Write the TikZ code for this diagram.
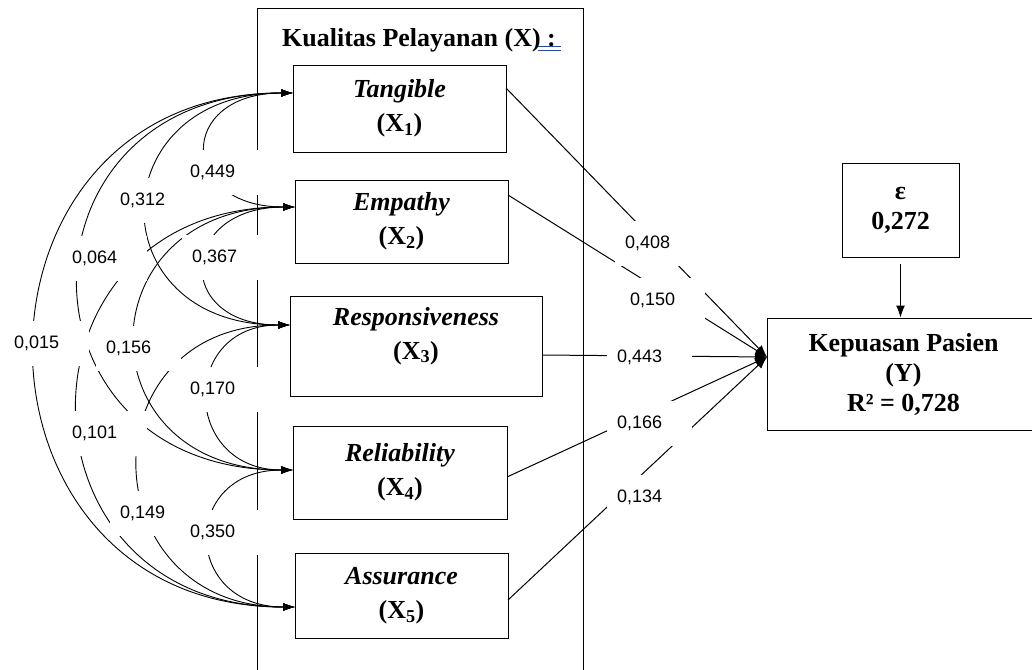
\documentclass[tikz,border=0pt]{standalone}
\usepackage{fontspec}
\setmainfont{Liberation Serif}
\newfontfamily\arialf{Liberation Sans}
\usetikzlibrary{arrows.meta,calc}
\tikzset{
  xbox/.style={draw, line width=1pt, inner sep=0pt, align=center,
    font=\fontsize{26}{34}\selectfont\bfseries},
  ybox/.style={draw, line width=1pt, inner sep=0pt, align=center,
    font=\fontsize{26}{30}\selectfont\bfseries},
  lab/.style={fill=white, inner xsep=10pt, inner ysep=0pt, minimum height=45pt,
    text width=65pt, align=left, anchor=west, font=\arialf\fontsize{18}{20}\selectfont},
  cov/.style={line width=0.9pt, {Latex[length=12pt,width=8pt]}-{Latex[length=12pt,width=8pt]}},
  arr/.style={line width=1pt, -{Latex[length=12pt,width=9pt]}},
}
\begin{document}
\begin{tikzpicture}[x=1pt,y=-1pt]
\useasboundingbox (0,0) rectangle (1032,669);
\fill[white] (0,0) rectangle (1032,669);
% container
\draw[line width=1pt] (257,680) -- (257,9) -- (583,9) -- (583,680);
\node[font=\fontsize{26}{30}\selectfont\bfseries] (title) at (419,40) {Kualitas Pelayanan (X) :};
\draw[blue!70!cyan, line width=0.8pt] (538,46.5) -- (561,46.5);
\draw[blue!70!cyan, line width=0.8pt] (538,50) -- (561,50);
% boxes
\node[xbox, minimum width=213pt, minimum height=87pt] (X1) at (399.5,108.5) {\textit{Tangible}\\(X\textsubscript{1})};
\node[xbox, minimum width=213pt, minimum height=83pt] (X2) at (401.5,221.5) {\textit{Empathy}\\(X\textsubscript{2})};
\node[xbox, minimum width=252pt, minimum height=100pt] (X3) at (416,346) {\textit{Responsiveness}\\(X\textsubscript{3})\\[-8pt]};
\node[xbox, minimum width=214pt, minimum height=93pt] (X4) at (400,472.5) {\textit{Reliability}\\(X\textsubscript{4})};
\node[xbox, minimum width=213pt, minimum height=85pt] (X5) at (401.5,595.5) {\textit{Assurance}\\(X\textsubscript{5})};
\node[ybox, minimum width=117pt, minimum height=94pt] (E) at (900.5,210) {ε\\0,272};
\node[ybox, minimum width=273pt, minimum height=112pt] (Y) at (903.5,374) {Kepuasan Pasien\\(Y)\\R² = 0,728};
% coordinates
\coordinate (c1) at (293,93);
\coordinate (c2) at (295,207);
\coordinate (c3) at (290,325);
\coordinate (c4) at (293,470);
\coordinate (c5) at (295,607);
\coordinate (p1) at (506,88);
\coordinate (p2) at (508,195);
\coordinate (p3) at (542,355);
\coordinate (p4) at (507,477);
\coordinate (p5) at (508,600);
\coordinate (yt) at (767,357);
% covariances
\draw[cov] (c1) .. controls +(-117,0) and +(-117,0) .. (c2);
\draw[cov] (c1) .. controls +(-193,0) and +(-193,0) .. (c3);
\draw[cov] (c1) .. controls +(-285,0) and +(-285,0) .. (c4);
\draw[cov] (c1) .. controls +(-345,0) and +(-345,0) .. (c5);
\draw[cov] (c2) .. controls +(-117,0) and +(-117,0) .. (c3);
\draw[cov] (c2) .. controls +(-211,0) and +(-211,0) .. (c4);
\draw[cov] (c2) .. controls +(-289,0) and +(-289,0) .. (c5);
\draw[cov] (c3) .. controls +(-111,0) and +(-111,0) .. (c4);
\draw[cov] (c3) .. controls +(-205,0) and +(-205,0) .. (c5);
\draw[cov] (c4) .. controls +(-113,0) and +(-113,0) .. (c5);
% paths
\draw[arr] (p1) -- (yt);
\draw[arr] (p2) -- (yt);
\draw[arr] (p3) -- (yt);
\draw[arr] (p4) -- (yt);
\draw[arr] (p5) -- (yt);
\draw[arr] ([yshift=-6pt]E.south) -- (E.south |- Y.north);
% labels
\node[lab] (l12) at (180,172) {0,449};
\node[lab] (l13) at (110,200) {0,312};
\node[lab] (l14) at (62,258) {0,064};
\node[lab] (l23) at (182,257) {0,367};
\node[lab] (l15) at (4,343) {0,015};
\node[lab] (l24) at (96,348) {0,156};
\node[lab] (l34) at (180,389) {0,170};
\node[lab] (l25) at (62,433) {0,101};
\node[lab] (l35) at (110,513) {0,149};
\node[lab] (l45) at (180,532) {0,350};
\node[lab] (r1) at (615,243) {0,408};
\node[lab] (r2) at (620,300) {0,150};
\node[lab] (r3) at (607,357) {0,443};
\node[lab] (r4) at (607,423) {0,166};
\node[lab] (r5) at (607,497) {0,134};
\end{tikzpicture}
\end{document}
++++++++++
Repeat the material above word for word, please, apart from its images.

_TASK SOLUTION_
Write the TikZ code for this diagram.
\documentclass[tikz,border=0pt]{standalone}
\usepackage{fontspec}
\setmainfont{Liberation Serif}
\newfontfamily\arialf{Liberation Sans}
\usetikzlibrary{arrows.meta,calc}
\tikzset{
  xbox/.style={draw, line width=1pt, inner sep=0pt, align=center,
    font=\fontsize{26}{34}\selectfont\bfseries},
  ybox/.style={draw, line width=1pt, inner sep=0pt, align=center,
    font=\fontsize{26}{30}\selectfont\bfseries},
  lab/.style={fill=white, inner xsep=10pt, inner ysep=0pt, minimum height=45pt,
    text width=65pt, align=left, anchor=west, font=\arialf\fontsize{18}{20}\selectfont},
  cov/.style={line width=0.9pt, {Latex[length=12pt,width=8pt]}-{Latex[length=12pt,width=8pt]}},
  arr/.style={line width=1pt, -{Latex[length=12pt,width=9pt]}},
}
\begin{document}
\begin{tikzpicture}[x=1pt,y=-1pt]
\useasboundingbox (0,0) rectangle (1032,669);
\fill[white] (0,0) rectangle (1032,669);
% container
\draw[line width=1pt] (257,680) -- (257,9) -- (583,9) -- (583,680);
\node[font=\fontsize{26}{30}\selectfont\bfseries] (title) at (419,40) {Kualitas Pelayanan (X) :};
\draw[blue!70!cyan, line width=0.8pt] (538,46.5) -- (561,46.5);
\draw[blue!70!cyan, line width=0.8pt] (538,50) -- (561,50);
% boxes
\node[xbox, minimum width=213pt, minimum height=87pt] (X1) at (399.5,108.5) {\textit{Tangible}\\(X\textsubscript{1})};
\node[xbox, minimum width=213pt, minimum height=83pt] (X2) at (401.5,221.5) {\textit{Empathy}\\(X\textsubscript{2})};
\node[xbox, minimum width=252pt, minimum height=100pt] (X3) at (416,346) {\textit{Responsiveness}\\(X\textsubscript{3})\\[-8pt]};
\node[xbox, minimum width=214pt, minimum height=93pt] (X4) at (400,472.5) {\textit{Reliability}\\(X\textsubscript{4})};
\node[xbox, minimum width=213pt, minimum height=85pt] (X5) at (401.5,595.5) {\textit{Assurance}\\(X\textsubscript{5})};
\node[ybox, minimum width=117pt, minimum height=94pt] (E) at (900.5,210) {ε\\0,272};
\node[ybox, minimum width=273pt, minimum height=112pt] (Y) at (903.5,374) {Kepuasan Pasien\\(Y)\\R² = 0,728};
% coordinates
\coordinate (c1) at (293,93);
\coordinate (c2) at (295,207);
\coordinate (c3) at (290,325);
\coordinate (c4) at (293,470);
\coordinate (c5) at (295,607);
\coordinate (p1) at (506,88);
\coordinate (p2) at (508,195);
\coordinate (p3) at (542,355);
\coordinate (p4) at (507,477);
\coordinate (p5) at (508,600);
\coordinate (yt) at (767,357);
% covariances
\draw[cov] (c1) .. controls +(-117,0) and +(-117,0) .. (c2);
\draw[cov] (c1) .. controls +(-193,0) and +(-193,0) .. (c3);
\draw[cov] (c1) .. controls +(-285,0) and +(-285,0) .. (c4);
\draw[cov] (c1) .. controls +(-345,0) and +(-345,0) .. (c5);
\draw[cov] (c2) .. controls +(-117,0) and +(-117,0) .. (c3);
\draw[cov] (c2) .. controls +(-211,0) and +(-211,0) .. (c4);
\draw[cov] (c2) .. controls +(-289,0) and +(-289,0) .. (c5);
\draw[cov] (c3) .. controls +(-111,0) and +(-111,0) .. (c4);
\draw[cov] (c3) .. controls +(-205,0) and +(-205,0) .. (c5);
\draw[cov] (c4) .. controls +(-113,0) and +(-113,0) .. (c5);
% paths
\draw[arr] (p1) -- (yt);
\draw[arr] (p2) -- (yt);
\draw[arr] (p3) -- (yt);
\draw[arr] (p4) -- (yt);
\draw[arr] (p5) -- (yt);
\draw[arr] ([yshift=-6pt]E.south) -- (E.south |- Y.north);
% labels
\node[lab] (l12) at (180,172) {0,449};
\node[lab] (l13) at (110,200) {0,312};
\node[lab] (l14) at (62,258) {0,064};
\node[lab] (l23) at (182,257) {0,367};
\node[lab] (l15) at (4,343) {0,015};
\node[lab] (l24) at (96,348) {0,156};
\node[lab] (l34) at (180,389) {0,170};
\node[lab] (l25) at (62,433) {0,101};
\node[lab] (l35) at (110,513) {0,149};
\node[lab] (l45) at (180,532) {0,350};
\node[lab] (r1) at (615,243) {0,408};
\node[lab] (r2) at (620,300) {0,150};
\node[lab] (r3) at (607,357) {0,443};
\node[lab] (r4) at (607,423) {0,166};
\node[lab] (r5) at (607,497) {0,134};
\end{tikzpicture}
\end{document}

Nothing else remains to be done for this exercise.